Becoming.
That word.
Entrepreneur is a personality trait
Startup founder, business owner, inventor, executive… those are titles and roles someone can become. And they’re distinctly different things someone can become.
Entrepreneur means you constantly see gaps in the market and move your own resources to create new opportunities. It’s a tendency you have, or don’t.
And it’s not better nor worse, per se, to be entrepreneurial; it’s just a distinction of a personality. It’s like saying you’re introverted or love an adrenaline rush.
In fact, while entrepreneurs can be good startup founders and non-entrepreneurs can be good startup founders, there is a lot of study and work being done with regard to how entrepreneurial people have a high rate of depression and other mental health issues:
- The Psychological Price of Entrepreneurship
- As an Entrepreneur Do you Ever Struggle to Make New Friends and Keep Them?

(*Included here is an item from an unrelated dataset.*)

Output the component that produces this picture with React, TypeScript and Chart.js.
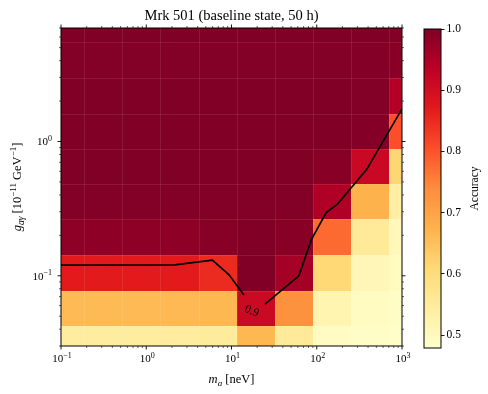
import React, { useEffect, useRef } from "react";
import { Chart, registerables } from "chart.js";

Chart.register(...registerables);

// ---------- data ----------
// mass bin edges (neV), 10 columns
const massEdges = [0.0667, 0.187, 0.524, 1.466, 4.11, 11.5, 32.3, 90.4, 253, 710, 1986];
// coupling bin edges (1e-11 GeV^-1), 10 rows
const couplingEdges = [0.0232, 0.0426, 0.0773, 0.143, 0.264, 0.48, 0.873, 1.607, 2.97, 5.46, 10.0];

// accuracy per row (bottom -> top), per mass column (left -> right)
const accRow0 = [0.545, 0.545, 0.545, 0.547, 0.55, 0.665, 0.555, 0.493, 0.487, 0.485];
const accRow1 = [0.66, 0.66, 0.66, 0.662, 0.665, 0.912, 0.73, 0.52, 0.495, 0.488];
const accRow2 = [0.87, 0.87, 0.87, 0.87, 0.85, 1.0, 0.96, 0.61, 0.51, 0.495];
const accRow3 = [0.985, 0.985, 0.985, 0.985, 0.993, 1.0, 0.99, 0.776, 0.555, 0.505];
const accRow4 = [0.997, 0.997, 0.997, 0.997, 0.997, 0.997, 0.997, 0.948, 0.675, 0.54];
const accRow5 = [1.0, 1.0, 1.0, 1.0, 1.0, 1.0, 1.0, 0.99, 0.914, 0.612];
const accRow6 = [1.0, 1.0, 1.0, 1.0, 1.0, 1.0, 1.0, 1.0, 0.995, 0.805];
const accRow7 = [1.0, 1.0, 1.0, 1.0, 1.0, 1.0, 1.0, 1.0, 0.997, 0.945];
const accRow8 = [0.997, 0.997, 0.997, 0.997, 0.997, 0.997, 0.997, 0.997, 0.995, 0.99];
const accRow9 = [1.0, 1.0, 1.0, 1.0, 1.0, 1.0, 1.0, 1.0, 1.0, 0.997];
const accuracyRows = [accRow0, accRow1, accRow2, accRow3, accRow4, accRow5, accRow6, accRow7, accRow8, accRow9];

// 0.9 contour (two pieces, split by the label)
const contourAMass = [0.1, 2.16, 5.97, 9.35, 14.0];
const contourACoupling = [0.1201, 0.1207, 0.1308, 0.1017, 0.0719];
const contourBMass = [24.7, 61.7, 86.9, 129, 174, 386, 1000];
const contourBCoupling = [0.0616, 0.1, 0.187, 0.296, 0.34, 0.62, 1.75];
const contourLevel = "0.9";
const contourLabelMass = 16.8;
const contourLabelCoupling = 0.0556;

// axes
const massMin = 0.1;
const massMax = 1000;
const couplingMin = 0.03;
const couplingMax = 7;
const xMajorTicks = [0.1, 1, 10, 100, 1000];
const yMajorTicks = [0.1, 1];
const cbMin = 0.479;
const cbMax = 1.0;
const cbTicks = [0.5, 0.6, 0.7, 0.8, 0.9, 1.0];

const titleText = "Mrk 501 (baseline state, 50 h)";
const cbLabel = "Accuracy";

// ---------- helpers ----------
const SERIF = '"Liberation Serif", "DejaVu Serif", serif';
const YLORRD = ["#ffffcc", "#ffeda0", "#fed976", "#feb24c", "#fd8d3c", "#fc4e2a", "#e31a1c", "#bd0026", "#800026"];

function hexToRgb(h: string) {
  return [parseInt(h.slice(1, 3), 16), parseInt(h.slice(3, 5), 16), parseInt(h.slice(5, 7), 16)];
}
const STOPS = YLORRD.map(hexToRgb);

function cmap(v: number) {
  let t = (v - cbMin) / (cbMax - cbMin);
  t = Math.max(0, Math.min(1, t));
  const p = t * (STOPS.length - 1);
  const i = Math.min(STOPS.length - 2, Math.floor(p));
  const f = p - i;
  const a = STOPS[i];
  const b = STOPS[i + 1];
  const c = a.map((x, k) => Math.round(x + (b[k] - x) * f));
  return `rgb(${c[0]},${c[1]},${c[2]})`;
}

type Part = { t: string; size: number; italic?: boolean; dy?: number };

function fontOf(p: Part) {
  return `${p.italic ? "italic " : ""}${p.size}px ${SERIF}`;
}

function drawRich(ctx: CanvasRenderingContext2D, parts: Part[], x: number, y: number, align: "left" | "center" | "right", rot = 0) {
  ctx.save();
  ctx.translate(x, y);
  if (rot) ctx.rotate(rot);
  ctx.textBaseline = "alphabetic";
  ctx.textAlign = "left";
  let total = 0;
  const widths = parts.map((p) => {
    ctx.font = fontOf(p);
    const w = ctx.measureText(p.t).width;
    total += w;
    return w;
  });
  let cx = align === "left" ? 0 : align === "center" ? -total / 2 : -total;
  parts.forEach((p, i) => {
    ctx.font = fontOf(p);
    ctx.fillStyle = "#000";
    ctx.fillText(p.t, cx, p.dy || 0);
    cx += widths[i];
  });
  ctx.restore();
}

function expLabel(v: number): Part[] {
  const e = Math.round(Math.log10(v));
  const s = e < 0 ? "\u2212" + Math.abs(e) : String(e);
  return [
    { t: "10", size: 11 },
    { t: s, size: 8, dy: -4.5 },
  ];
}

function minorValues(min: number, max: number) {
  const out: number[] = [];
  const e0 = Math.floor(Math.log10(min)) - 1;
  const e1 = Math.ceil(Math.log10(max)) + 1;
  for (let e = e0; e <= e1; e++) {
    for (let m = 1; m <= 9; m++) {
      const v = m * Math.pow(10, e);
      if (v >= min * 0.9999 && v <= max * 1.0001) out.push(v);
    }
  }
  return out;
}

const isPow10 = (v: number) => Math.abs(Math.log10(v) - Math.round(Math.log10(v))) < 1e-6;

// ---------- main chart plugin ----------
const heatmapPlugin = {
  id: "heatmap",
  beforeDatasetsDraw(chart: any) {
    const { ctx, chartArea: ca, scales } = chart;
    const xs = scales.x;
    const ys = scales.y;
    ctx.save();
    ctx.beginPath();
    ctx.rect(ca.left, ca.top, ca.right - ca.left, ca.bottom - ca.top);
    ctx.clip();
    for (let r = 0; r < accuracyRows.length; r++) {
      const yTop = Math.round(ys.getPixelForValue(couplingEdges[r + 1]));
      const yBot = Math.round(ys.getPixelForValue(couplingEdges[r]));
      for (let c = 0; c < accuracyRows[r].length; c++) {
        const x0 = Math.round(xs.getPixelForValue(massEdges[c]));
        const x1 = Math.round(xs.getPixelForValue(massEdges[c + 1]));
        ctx.fillStyle = cmap(accuracyRows[r][c]);
        ctx.fillRect(x0, yTop, x1 - x0, yBot - yTop);
      }
    }
    // faint cell edges
    ctx.strokeStyle = "rgba(255,255,255,0.09)";
    ctx.lineWidth = 1;
    ctx.beginPath();
    massEdges.forEach((m) => {
      const px = Math.round(xs.getPixelForValue(m)) + 0.5;
      ctx.moveTo(px, ca.top);
      ctx.lineTo(px, ca.bottom);
    });
    couplingEdges.forEach((g) => {
      const py = Math.round(ys.getPixelForValue(g)) + 0.5;
      ctx.moveTo(ca.left, py);
      ctx.lineTo(ca.right, py);
    });
    ctx.stroke();
    ctx.restore();
  },
  afterDraw(chart: any) {
    const { ctx, chartArea: ca, scales } = chart;
    const xs = scales.x;
    const ys = scales.y;
    ctx.save();
    // frame
    ctx.strokeStyle = "#000";
    ctx.lineWidth = 1;
    ctx.strokeRect(ca.left, ca.top, ca.right - ca.left, ca.bottom - ca.top);

    // ticks on all four sides (outward)
    const xv = minorValues(massMin, massMax);
    xv.forEach((v) => {
      const px = xs.getPixelForValue(v);
      const major = isPow10(v);
      const len = major ? 3.5 : 2;
      ctx.lineWidth = major ? 0.9 : 0.6;
      ctx.beginPath();
      ctx.moveTo(px, ca.bottom);
      ctx.lineTo(px, ca.bottom + len);
      ctx.moveTo(px, ca.top);
      ctx.lineTo(px, ca.top - len);
      ctx.stroke();
    });
    const yv = minorValues(couplingMin, couplingMax);
    yv.forEach((v) => {
      const py = ys.getPixelForValue(v);
      const major = isPow10(v);
      const len = major ? 3.5 : 2;
      ctx.lineWidth = major ? 0.9 : 0.6;
      ctx.beginPath();
      ctx.moveTo(ca.left, py);
      ctx.lineTo(ca.left - len, py);
      ctx.moveTo(ca.right, py);
      ctx.lineTo(ca.right + len, py);
      ctx.stroke();
    });

    // tick labels
    xMajorTicks.forEach((v) => {
      drawRich(ctx, expLabel(v), xs.getPixelForValue(v) + 1, ca.bottom + 16, "center");
    });
    yMajorTicks.forEach((v) => {
      drawRich(ctx, expLabel(v), ca.left - 9, ys.getPixelForValue(v) + 4, "right");
    });

    // title
    drawRich(ctx, [{ t: titleText, size: 14.5 }], (ca.left + ca.right) / 2, 20, "center");

    // x label
    drawRich(
      ctx,
      [
        { t: "m", size: 12.5, italic: true },
        { t: "a", size: 9, italic: true, dy: 2.5 },
        { t: " [neV]", size: 12.5 },
      ],
      (ca.left + ca.right) / 2,
      383,
      "center"
    );

    // y label
    drawRich(
      ctx,
      [
        { t: "g", size: 12.5, italic: true },
        { t: "a\u03b3", size: 9.5, italic: true, dy: 2.5 },
        { t: " [10", size: 12.5 },
        { t: "\u221211", size: 9, dy: -5 },
        { t: " GeV", size: 12.5 },
        { t: "\u22121", size: 9, dy: -5 },
        { t: "]", size: 12.5 },
      ],
      21,
      (ca.top + ca.bottom) / 2,
      "center",
      -Math.PI / 2
    );

    // contour label
    drawRich(
      ctx,
      [{ t: contourLevel, size: 11.5 }],
      xs.getPixelForValue(contourLabelMass),
      ys.getPixelForValue(contourLabelCoupling) + 4,
      "center",
      0.38
    );
    ctx.restore();
  },
};

// ---------- colorbar plugin ----------
const colorbarPlugin = {
  id: "colorbar",
  beforeDatasetsDraw(chart: any) {
    const { ctx, chartArea: ca, scales } = chart;
    const ys = scales.y;
    ctx.save();
    for (let py = Math.floor(ca.top); py < Math.ceil(ca.bottom); py++) {
      const v = ys.getValueForPixel(py + 0.5);
      ctx.fillStyle = cmap(v);
      const t = Math.max(py, ca.top);
      const b = Math.min(py + 1, ca.bottom);
      ctx.fillRect(ca.left, t, ca.right - ca.left, b - t);
    }
    ctx.strokeStyle = "#000";
    ctx.lineWidth = 1;
    ctx.strokeRect(ca.left, ca.top, ca.right - ca.left, ca.bottom - ca.top);
    ctx.restore();
  },
  afterDraw(chart: any) {
    const { ctx, chartArea: ca } = chart;
    drawRich(ctx, [{ t: cbLabel, size: 11.5 }], 68, (ca.top + ca.bottom) / 2, "center", -Math.PI / 2);
  },
};

export default function App() {
  const mainRef = useRef<HTMLCanvasElement | null>(null);
  const cbRef = useRef<HTMLCanvasElement | null>(null);

  useEffect(() => {
    if (!mainRef.current || !cbRef.current) return;
    const segA = contourAMass.map((m, i) => ({ x: m, y: contourACoupling[i] }));
    const segB = contourBMass.map((m, i) => ({ x: m, y: contourBCoupling[i] }));

    const main = new Chart(mainRef.current, {
      type: "scatter",
      data: {
        datasets: [
          { data: segA, showLine: true, borderColor: "#000", borderWidth: 1.7, pointRadius: 0, fill: false },
          { data: segB, showLine: true, borderColor: "#000", borderWidth: 1.7, pointRadius: 0, fill: false },
        ],
      },
      options: {
        animation: false,
        responsive: false,
        maintainAspectRatio: false,
        events: [],
        layout: { padding: { left: 0, top: 28, right: 86, bottom: 0 } },
        plugins: { legend: { display: false }, tooltip: { enabled: false }, title: { display: false } },
        scales: {
          x: {
            type: "logarithmic",
            min: massMin,
            max: massMax,
            grid: { display: false },
            border: { display: false },
            ticks: { display: false },
            afterFit: (s: any) => {
              s.height = 48;
            },
          },
          y: {
            type: "logarithmic",
            min: couplingMin,
            max: couplingMax,
            grid: { display: false },
            border: { display: false },
            ticks: { display: false },
            afterFit: (s: any) => {
              s.width = 61;
            },
          },
        },
      } as any,
      plugins: [heatmapPlugin],
    });

    const cb = new Chart(cbRef.current, {
      type: "scatter",
      data: { datasets: [] },
      options: {
        animation: false,
        responsive: false,
        maintainAspectRatio: false,
        events: [],
        layout: { padding: { left: 14, top: 29, right: 0, bottom: 46 } },
        plugins: { legend: { display: false }, tooltip: { enabled: false } },
        scales: {
          x: { display: false, min: 0, max: 1 },
          y: {
            position: "right",
            min: cbMin,
            max: cbMax,
            afterBuildTicks: (s: any) => {
              s.ticks = cbTicks.map((v) => ({ value: v }));
            },
            ticks: {
              includeBounds: false,
              color: "#000",
              padding: 2,
              font: { family: SERIF, size: 11.5 },
              callback: (v: any) => Number(v).toFixed(1),
            },
            grid: { drawOnChartArea: false, drawTicks: true, tickLength: 3.5, color: "#000", lineWidth: 0.9 },
            border: { display: false },
            afterFit: (s: any) => {
              s.width = 47;
            },
          },
        },
      } as any,
      plugins: [colorbarPlugin],
    });

    return () => {
      main.destroy();
      cb.destroy();
    };
  }, []);

  return (
    <div style={{ position: "fixed", left: 0, top: 0, width: 488, height: 394, background: "#fff" }}>
      <canvas ref={mainRef} width={488} height={394} style={{ position: "absolute", left: 0, top: 0 }} />
      <canvas ref={cbRef} width={78} height={394} style={{ position: "absolute", left: 410, top: 0 }} />
    </div>
  );
}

- Entrepreneurs on How to Deal with Anxiety and Depression on the Job
Note that last article: “…on the Job”
A great many entrepreneurial people work full time jobs.
Some don’t work at all; my wife is very entrepreneurial and she is a stay-at-home mom raising our kids.
The word was coined by Jean Baptiste-Say to distinguish the type of people different from business owners and capitalists. People who just can’t help but always take on the risks of addressing inefficiencies in the market.
Here’s a halfway decent distinction that I find helps clarify how “entrepreneur” says nothing about someone being better nor worse in the work they do:
- Michael Dell. Net Worth: $37.6 billion. Founder of Dell Computers. AMAZING business person and brilliant founder.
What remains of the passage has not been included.